> EXERCISE OBJECTIVE: Quote, verbatim, all material below, without pictures.

================

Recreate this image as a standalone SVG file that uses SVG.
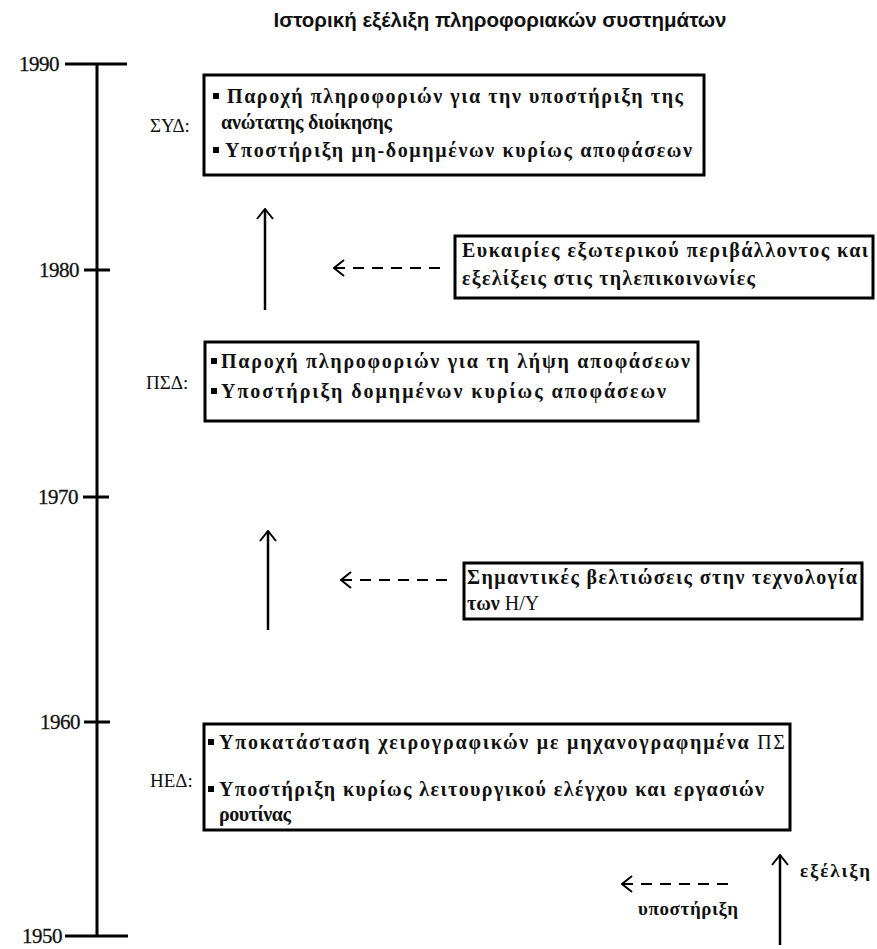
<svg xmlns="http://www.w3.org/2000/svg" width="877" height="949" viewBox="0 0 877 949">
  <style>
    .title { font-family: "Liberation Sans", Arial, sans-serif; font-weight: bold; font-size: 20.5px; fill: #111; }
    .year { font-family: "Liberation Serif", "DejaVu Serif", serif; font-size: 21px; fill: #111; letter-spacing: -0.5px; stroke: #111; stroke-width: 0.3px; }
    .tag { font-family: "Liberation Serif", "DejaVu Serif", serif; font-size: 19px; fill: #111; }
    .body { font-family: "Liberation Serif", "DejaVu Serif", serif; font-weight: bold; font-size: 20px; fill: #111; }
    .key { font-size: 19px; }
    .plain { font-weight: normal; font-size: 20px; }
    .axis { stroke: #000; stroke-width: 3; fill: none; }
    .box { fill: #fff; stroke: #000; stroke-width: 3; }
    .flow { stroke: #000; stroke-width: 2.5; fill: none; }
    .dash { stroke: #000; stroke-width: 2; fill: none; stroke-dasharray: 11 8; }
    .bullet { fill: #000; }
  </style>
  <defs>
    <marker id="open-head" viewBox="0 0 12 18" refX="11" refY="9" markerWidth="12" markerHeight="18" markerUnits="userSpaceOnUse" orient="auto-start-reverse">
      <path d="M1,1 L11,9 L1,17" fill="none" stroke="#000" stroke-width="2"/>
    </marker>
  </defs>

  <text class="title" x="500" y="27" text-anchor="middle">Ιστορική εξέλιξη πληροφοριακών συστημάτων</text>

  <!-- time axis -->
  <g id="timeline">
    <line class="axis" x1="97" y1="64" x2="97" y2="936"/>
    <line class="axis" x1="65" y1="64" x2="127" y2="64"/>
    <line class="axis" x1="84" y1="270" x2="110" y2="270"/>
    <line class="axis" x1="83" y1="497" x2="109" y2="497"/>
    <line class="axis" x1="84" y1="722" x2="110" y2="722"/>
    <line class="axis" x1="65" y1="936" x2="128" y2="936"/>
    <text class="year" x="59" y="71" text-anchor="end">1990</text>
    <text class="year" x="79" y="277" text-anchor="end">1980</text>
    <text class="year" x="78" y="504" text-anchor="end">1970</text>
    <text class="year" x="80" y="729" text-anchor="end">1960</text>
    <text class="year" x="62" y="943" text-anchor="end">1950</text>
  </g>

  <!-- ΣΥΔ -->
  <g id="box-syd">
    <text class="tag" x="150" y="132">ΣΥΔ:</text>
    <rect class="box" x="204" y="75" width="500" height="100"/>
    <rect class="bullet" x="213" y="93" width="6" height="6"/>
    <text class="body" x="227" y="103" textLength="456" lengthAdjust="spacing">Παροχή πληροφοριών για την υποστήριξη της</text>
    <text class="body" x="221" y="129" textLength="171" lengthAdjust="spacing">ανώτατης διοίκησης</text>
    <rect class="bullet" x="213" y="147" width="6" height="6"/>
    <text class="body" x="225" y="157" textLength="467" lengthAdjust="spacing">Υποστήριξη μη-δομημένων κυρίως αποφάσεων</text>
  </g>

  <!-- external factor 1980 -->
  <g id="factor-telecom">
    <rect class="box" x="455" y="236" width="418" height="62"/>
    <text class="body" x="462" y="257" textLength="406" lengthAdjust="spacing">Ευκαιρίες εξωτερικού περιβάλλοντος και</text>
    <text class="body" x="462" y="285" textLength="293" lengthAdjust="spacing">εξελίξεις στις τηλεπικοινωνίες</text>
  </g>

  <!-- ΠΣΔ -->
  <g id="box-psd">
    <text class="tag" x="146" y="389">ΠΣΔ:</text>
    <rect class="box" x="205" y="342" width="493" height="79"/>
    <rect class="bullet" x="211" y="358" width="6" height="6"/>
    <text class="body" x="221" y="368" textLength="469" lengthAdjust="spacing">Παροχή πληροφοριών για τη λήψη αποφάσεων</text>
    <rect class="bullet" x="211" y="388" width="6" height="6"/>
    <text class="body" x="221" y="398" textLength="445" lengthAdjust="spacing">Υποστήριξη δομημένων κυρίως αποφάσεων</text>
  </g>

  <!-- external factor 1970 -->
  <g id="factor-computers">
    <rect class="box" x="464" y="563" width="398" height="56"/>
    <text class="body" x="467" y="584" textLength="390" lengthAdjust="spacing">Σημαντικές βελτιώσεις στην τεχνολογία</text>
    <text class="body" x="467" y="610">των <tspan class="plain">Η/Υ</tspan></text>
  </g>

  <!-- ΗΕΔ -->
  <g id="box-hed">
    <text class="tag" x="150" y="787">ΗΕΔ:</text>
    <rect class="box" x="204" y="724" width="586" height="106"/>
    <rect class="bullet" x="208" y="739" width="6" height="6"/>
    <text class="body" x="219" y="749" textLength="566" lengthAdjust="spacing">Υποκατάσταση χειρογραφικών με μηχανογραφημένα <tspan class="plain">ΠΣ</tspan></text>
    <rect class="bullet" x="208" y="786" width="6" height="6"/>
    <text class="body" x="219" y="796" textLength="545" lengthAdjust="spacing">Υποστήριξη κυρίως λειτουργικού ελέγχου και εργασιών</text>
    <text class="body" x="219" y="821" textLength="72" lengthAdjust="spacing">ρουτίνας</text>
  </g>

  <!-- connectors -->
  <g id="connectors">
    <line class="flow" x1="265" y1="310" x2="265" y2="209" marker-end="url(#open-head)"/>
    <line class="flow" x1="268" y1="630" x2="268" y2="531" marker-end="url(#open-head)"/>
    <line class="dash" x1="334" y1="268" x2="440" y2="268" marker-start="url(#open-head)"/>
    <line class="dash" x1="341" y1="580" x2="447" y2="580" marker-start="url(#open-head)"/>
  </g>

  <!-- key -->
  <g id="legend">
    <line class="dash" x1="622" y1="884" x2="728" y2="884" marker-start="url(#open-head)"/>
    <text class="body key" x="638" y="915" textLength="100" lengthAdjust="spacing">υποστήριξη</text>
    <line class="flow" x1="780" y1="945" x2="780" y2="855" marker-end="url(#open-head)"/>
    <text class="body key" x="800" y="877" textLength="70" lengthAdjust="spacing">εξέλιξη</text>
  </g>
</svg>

================

> ANSWER FOR THE TASK:
Recreate this image as a standalone SVG file that uses SVG.
<svg xmlns="http://www.w3.org/2000/svg" width="877" height="949" viewBox="0 0 877 949">
  <style>
    .title { font-family: "Liberation Sans", Arial, sans-serif; font-weight: bold; font-size: 20.5px; fill: #111; }
    .year { font-family: "Liberation Serif", "DejaVu Serif", serif; font-size: 21px; fill: #111; letter-spacing: -0.5px; stroke: #111; stroke-width: 0.3px; }
    .tag { font-family: "Liberation Serif", "DejaVu Serif", serif; font-size: 19px; fill: #111; }
    .body { font-family: "Liberation Serif", "DejaVu Serif", serif; font-weight: bold; font-size: 20px; fill: #111; }
    .key { font-size: 19px; }
    .plain { font-weight: normal; font-size: 20px; }
    .axis { stroke: #000; stroke-width: 3; fill: none; }
    .box { fill: #fff; stroke: #000; stroke-width: 3; }
    .flow { stroke: #000; stroke-width: 2.5; fill: none; }
    .dash { stroke: #000; stroke-width: 2; fill: none; stroke-dasharray: 11 8; }
    .bullet { fill: #000; }
  </style>
  <defs>
    <marker id="open-head" viewBox="0 0 12 18" refX="11" refY="9" markerWidth="12" markerHeight="18" markerUnits="userSpaceOnUse" orient="auto-start-reverse">
      <path d="M1,1 L11,9 L1,17" fill="none" stroke="#000" stroke-width="2"/>
    </marker>
  </defs>

  <text class="title" x="500" y="27" text-anchor="middle">Ιστορική εξέλιξη πληροφοριακών συστημάτων</text>

  <!-- time axis -->
  <g id="timeline">
    <line class="axis" x1="97" y1="64" x2="97" y2="936"/>
    <line class="axis" x1="65" y1="64" x2="127" y2="64"/>
    <line class="axis" x1="84" y1="270" x2="110" y2="270"/>
    <line class="axis" x1="83" y1="497" x2="109" y2="497"/>
    <line class="axis" x1="84" y1="722" x2="110" y2="722"/>
    <line class="axis" x1="65" y1="936" x2="128" y2="936"/>
    <text class="year" x="59" y="71" text-anchor="end">1990</text>
    <text class="year" x="79" y="277" text-anchor="end">1980</text>
    <text class="year" x="78" y="504" text-anchor="end">1970</text>
    <text class="year" x="80" y="729" text-anchor="end">1960</text>
    <text class="year" x="62" y="943" text-anchor="end">1950</text>
  </g>

  <!-- ΣΥΔ -->
  <g id="box-syd">
    <text class="tag" x="150" y="132">ΣΥΔ:</text>
    <rect class="box" x="204" y="75" width="500" height="100"/>
    <rect class="bullet" x="213" y="93" width="6" height="6"/>
    <text class="body" x="227" y="103" textLength="456" lengthAdjust="spacing">Παροχή πληροφοριών για την υποστήριξη της</text>
    <text class="body" x="221" y="129" textLength="171" lengthAdjust="spacing">ανώτατης διοίκησης</text>
    <rect class="bullet" x="213" y="147" width="6" height="6"/>
    <text class="body" x="225" y="157" textLength="467" lengthAdjust="spacing">Υποστήριξη μη-δομημένων κυρίως αποφάσεων</text>
  </g>

  <!-- external factor 1980 -->
  <g id="factor-telecom">
    <rect class="box" x="455" y="236" width="418" height="62"/>
    <text class="body" x="462" y="257" textLength="406" lengthAdjust="spacing">Ευκαιρίες εξωτερικού περιβάλλοντος και</text>
    <text class="body" x="462" y="285" textLength="293" lengthAdjust="spacing">εξελίξεις στις τηλεπικοινωνίες</text>
  </g>

  <!-- ΠΣΔ -->
  <g id="box-psd">
    <text class="tag" x="146" y="389">ΠΣΔ:</text>
    <rect class="box" x="205" y="342" width="493" height="79"/>
    <rect class="bullet" x="211" y="358" width="6" height="6"/>
    <text class="body" x="221" y="368" textLength="469" lengthAdjust="spacing">Παροχή πληροφοριών για τη λήψη αποφάσεων</text>
    <rect class="bullet" x="211" y="388" width="6" height="6"/>
    <text class="body" x="221" y="398" textLength="445" lengthAdjust="spacing">Υποστήριξη δομημένων κυρίως αποφάσεων</text>
  </g>

  <!-- external factor 1970 -->
  <g id="factor-computers">
    <rect class="box" x="464" y="563" width="398" height="56"/>
    <text class="body" x="467" y="584" textLength="390" lengthAdjust="spacing">Σημαντικές βελτιώσεις στην τεχνολογία</text>
    <text class="body" x="467" y="610">των <tspan class="plain">Η/Υ</tspan></text>
  </g>

  <!-- ΗΕΔ -->
  <g id="box-hed">
    <text class="tag" x="150" y="787">ΗΕΔ:</text>
    <rect class="box" x="204" y="724" width="586" height="106"/>
    <rect class="bullet" x="208" y="739" width="6" height="6"/>
    <text class="body" x="219" y="749" textLength="566" lengthAdjust="spacing">Υποκατάσταση χειρογραφικών με μηχανογραφημένα <tspan class="plain">ΠΣ</tspan></text>
    <rect class="bullet" x="208" y="786" width="6" height="6"/>
    <text class="body" x="219" y="796" textLength="545" lengthAdjust="spacing">Υποστήριξη κυρίως λειτουργικού ελέγχου και εργασιών</text>
    <text class="body" x="219" y="821" textLength="72" lengthAdjust="spacing">ρουτίνας</text>
  </g>

  <!-- connectors -->
  <g id="connectors">
    <line class="flow" x1="265" y1="310" x2="265" y2="209" marker-end="url(#open-head)"/>
    <line class="flow" x1="268" y1="630" x2="268" y2="531" marker-end="url(#open-head)"/>
    <line class="dash" x1="334" y1="268" x2="440" y2="268" marker-start="url(#open-head)"/>
    <line class="dash" x1="341" y1="580" x2="447" y2="580" marker-start="url(#open-head)"/>
  </g>

  <!-- key -->
  <g id="legend">
    <line class="dash" x1="622" y1="884" x2="728" y2="884" marker-start="url(#open-head)"/>
    <text class="body key" x="638" y="915" textLength="100" lengthAdjust="spacing">υποστήριξη</text>
    <line class="flow" x1="780" y1="945" x2="780" y2="855" marker-end="url(#open-head)"/>
    <text class="body key" x="800" y="877" textLength="70" lengthAdjust="spacing">εξέλιξη</text>
  </g>
</svg>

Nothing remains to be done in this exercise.